Wednesday, July 20, 2022

Logistics of a Liveaboard Dinner Date

Loaded with farmers market fruit, fresh laundry and with our good friend Al and his dog Elsa sailing their boat alongside, we sailed out from Rockland and spent a couple of weeks sailing in good Easting winds whenever we could, and ducked and hid from the occasional squall. One after another we picked lonely little island destinations where the dogs could frolic on the beach together leash-free.


Sunset on Hurricane Island. Once upon a time it was a very active granite quarry, now the island is home to students of Outward Bound studying a variety of nature items, including sustainable scallop farming. For more information on the Outward Bound program, click hiobs.org


Chloe and Elsa exploring the quarry at Hurricane Island


Eventually Lance tired of cooking and I tired of doing dishes so it was time to find a restaurant and take the night off. Now, most folks do this regularly and it's not a big deal. But since we are hopping around mostly deserted Maine islands on a boat, a restaurant meal requires strategy.

Green Isle, this one wasn't even a charted anchorage, we just liked the look of it so we threw our hooks in among the lobster floats and settled in

First up, find a restaurant that is close to the water. This required a restaurant search on Google Maps.

Chloe on Green Isle, with the Fish Stick

After a few of those were picked out, I weeded out the ones that aren't dog friendly and made note of the restaurant hours.

Now, of those that were left, the goal was to get the boat as close as possible, so the restaurant needed to be reachable by dinghy. Time to switch from Google Maps to the chartplotter. One of them had a boat ramp for the dinghy and a spot to anchor Minerva closeby, protected from every direction except the East. Switched to a weather predictor, planned out what day works for winds to sail there, and whether any big winds are expected from the East, don't want that swell rolling into our anchorage and spoiling our night. Verify the sailing and anchoring plan jives with the restaurant open times.

Has anyone ever planned so well for a basic dinner date?


👉A side note about lobster pots:  We are learning to come to peace with the plentiful lobster pots, in that we have decided it's OK to drift among them as long as our prop isn't spinning. So now we anchor among them, knowing we will drift over them while Minerva is at anchor, and the only one that is concerned about this is Chloe, who has decided the perimeter of the boat must be defended, and so she barks at them as we swing over them. To her it surely looks like they are coming to board us.
We came to this conclusion quite by accident, after we struggled to find a spot to anchor in a lobster-pot-free zone, only to wake up to find them planted all around us, and no harm having come to anyone at all in the night. This opens many more anchoring opportunities.👈


At the end of all of this legwork, the answer was a cool little restaurant right in lonely Webb Cove, on the island of Vinalhaven just around the corner from Stonington. The restaurant had an interesting menu. Reservations were made.

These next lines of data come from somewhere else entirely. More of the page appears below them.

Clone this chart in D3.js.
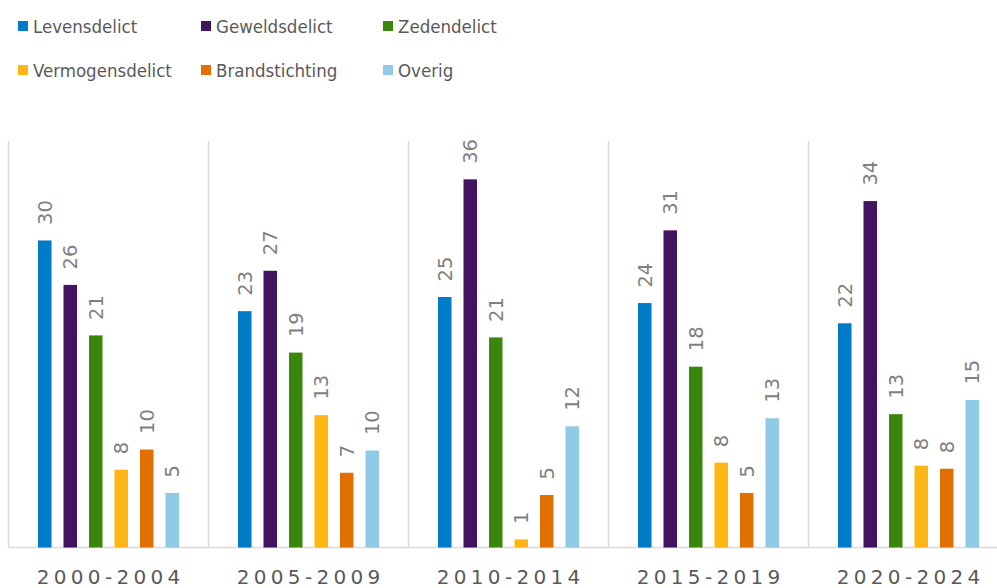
<!DOCTYPE html>
<html>
<head>
<meta charset="utf-8">
<script src="https://cdn.jsdelivr.net/npm/d3@7"></script>
<style>
  html, body { margin: 0; padding: 0; background: #fff; }
  svg { display: block; }
  text { font-family: "DejaVu Sans", Verdana, sans-serif; }
  .legend text { font-family: "DejaVu Sans Condensed", "DejaVu Sans", sans-serif; font-stretch: condensed; }
</style>
</head>
<body>
<svg id="chart" width="997" height="588"></svg>
<script>
const periods = ["2000-2004", "2005-2009", "2010-2014", "2015-2019", "2020-2024"];
const series = ["Levensdelict", "Geweldsdelict", "Zedendelict", "Vermogensdelict", "Brandstichting", "Overig"];
const colors = ["#007BC7", "#42145F", "#39870C", "#FFB612", "#E17000", "#8FCAE7"];
const levensdelict    = [30.4, 23.4, 24.8, 24.2, 22.2];
const geweldsdelict   = [26.0, 27.4, 36.45, 31.4, 34.3];
const zedendelict     = [21.0, 19.3, 20.8, 17.9, 13.2];
const vermogensdelict = [7.7, 13.1, 0.8, 8.4, 8.1];
const brandstichting  = [9.7, 7.4, 5.2, 5.4, 7.8];
const overig          = [5.4, 9.6, 12.0, 12.8, 14.6];
const yMax = 40;

const valuesBySeries = [levensdelict, geweldsdelict, zedendelict, vermogensdelict, brandstichting, overig];
const data = periods.map((p, i) => ({
  period: p,
  items: series.map((s, j) => ({ series: s, value: valuesBySeries[j][i], color: colors[j] }))
}));

const svg = d3.select("#chart");
const baseY = 547.5, topY = 141;

const x0 = d3.scaleBand().domain(periods).range([8.5, 1008.5]).padding(0);
const x1 = d3.scaleBand().domain(series).range([0, x0.bandwidth()])
  .paddingInner(0.47).paddingOuter(1.157);
const y = d3.scaleLinear().domain([0, yMax]).range([baseY, baseY - 10.1 * yMax]);

// separators
svg.append("g").selectAll("line").data(periods).join("line")
  .attr("x1", d => x0(d)).attr("x2", d => x0(d))
  .attr("y1", topY).attr("y2", baseY)
  .attr("stroke", "#d9d9d9").attr("stroke-width", 1.5);

// baseline axis
const xAxis = svg.append("g").attr("transform", `translate(0,${baseY})`)
  .call(d3.axisBottom(x0).tickSize(0).tickPadding(0));
xAxis.select(".domain").attr("stroke", "#d9d9d9").attr("stroke-width", 1.5)
  .attr("d", `M${x0.range()[0]},0H${x0.range()[1]}`);
xAxis.selectAll("text")
  .attr("y", 36.5).attr("dy", 0)
  .attr("dx", 2.15)
  .attr("fill", "#595959")
  .style("font-size", "20px")
  .style("letter-spacing", "4.3px")
  .style("font-family", "'DejaVu Sans', Verdana, sans-serif");

// bars
const groups = svg.append("g").selectAll("g").data(data).join("g")
  .attr("transform", d => `translate(${x0(d.period)},0)`);

groups.selectAll("rect").data(d => d.items).join("rect")
  .attr("x", d => x1(d.series))
  .attr("width", x1.bandwidth())
  .attr("y", d => y(d.value))
  .attr("height", d => baseY - y(d.value))
  .attr("fill", d => d.color);

groups.selectAll("text").data(d => d.items).join("text")
  .attr("transform", d => `translate(${x1(d.series) + x1.bandwidth() / 2},${y(d.value) - 15.5}) rotate(-90)`)
  .attr("dy", "0.36em")
  .attr("text-anchor", "start")
  .attr("fill", "#7f7f7f")
  .style("font-size", "19.5px")
  .text(d => Math.round(d.value));

// legend
const legendCols = [18, 201, 383];
const legendRows = [21, 65];
const legend = svg.append("g").attr("class", "legend").selectAll("g").data(series).join("g")
  .attr("transform", (d, i) => `translate(${legendCols[i % 3]},${legendRows[Math.floor(i / 3)]})`);
legend.append("rect").attr("width", 10).attr("height", 10).attr("fill", (d, i) => colors[i]);
legend.append("text").attr("x", 15).attr("y", 11.5)
  .attr("fill", "#595959").style("font-size", "18.5px").text(d => d);
</script>
</body>
</html>
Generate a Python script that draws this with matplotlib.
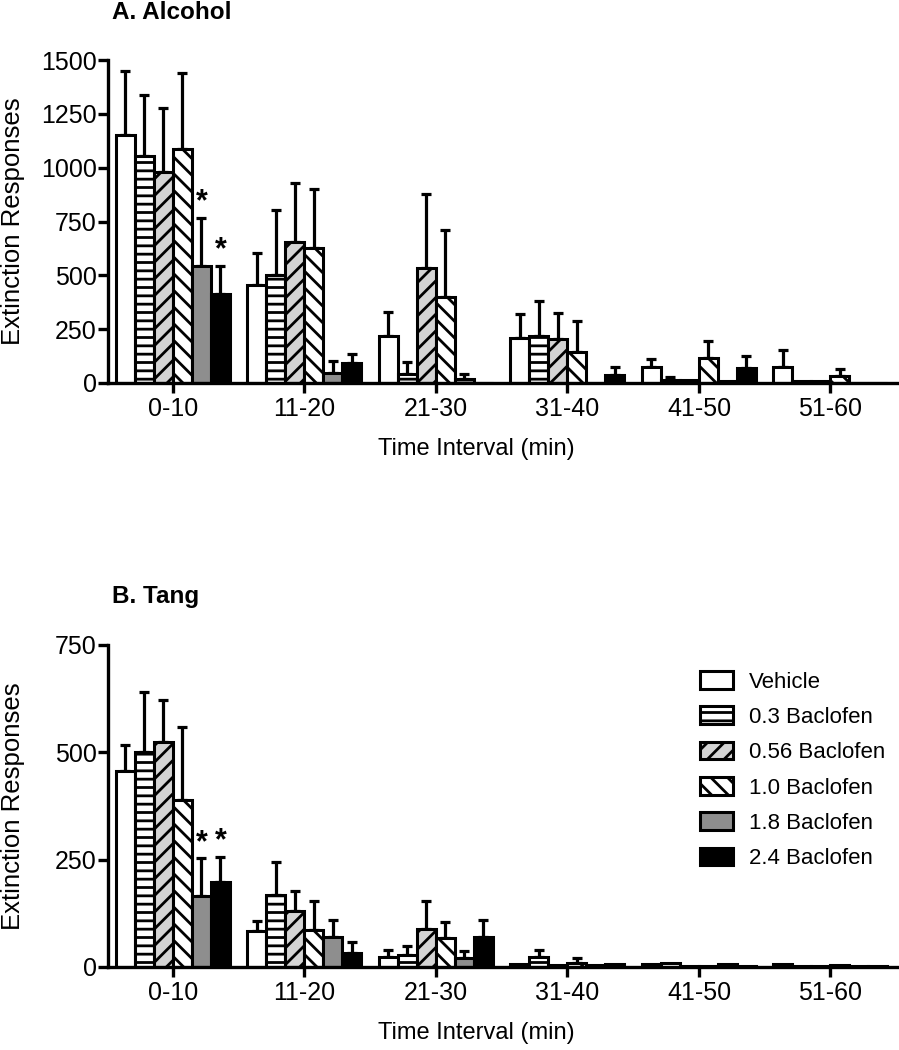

The Cockatoo Portuguese also had a full bar. Hello Sangrias.


The predicted winds didn't show up on sailing day, so we had to motor there, not a big deal. As we were rounding the corner into the anchorage Lance said... "where do we get groceries?" Groceries? That wasn't part of the plan! And it's impossible. There's literally nothing else there except a restaurant and a lobster processing plant nearby. Groceries, that's a whole different strategy. For a different day.


A quick island tour before dinner

Dinner at the Cockatoo Portuguese restaurant was well worth the legwork. For the next few days the dogs frolicked on a nearby lonely beach, and the anchorage was well protected and peaceful, and we enjoyed watching the lobster boats work.

It turns out there were no groceries to be found on the island at all, just an ice cream shack and a small convenience store, more or less the same story we'd been finding at all the lonely islands. Perhaps the locals don't eat fresh fruit or vegetables. Or maybe they grow their own.

Al, Elsa and I walked the mile and a half to the town of Stonington. Alas, not a fresh fruit or veggie to be found. It was a lovely walk nonetheless.


As we rounded the corner we found ourselves approaching the lobster boat race starting line. Yes, it's a thing in Stonington in July and it's a total madhouse, complete with lobstermen taunting one another on the radio, and big Coast Guard and harbor patrol vessels doing their best to keep the racing separated from the spectators. We skirted the edge of the pandemonium for a while before deciding our best course of action was just to go around the island the long way and stay way out of their way.

Stonington is very much a blue-collar working town. The guidebook warns that they actively discourage visitors. All our contact with the locals was friendly, but all the same we kept our visit very brief.

The mooring field at Stonington, all lobster boats and no pleasure craft tell the story. We're working here. Go vacation somewhere else.

Somewhere during this couple of weeks of anchoring out, we discovered that we just don't make enough power to keep up with day-to-day living aboard, and were having to run the motor to top off the batteries every few days. So back to Rockland for some new solar panels for Minerva. Oh, and fresh fruit and veggies. Can't be getting scurvy after all.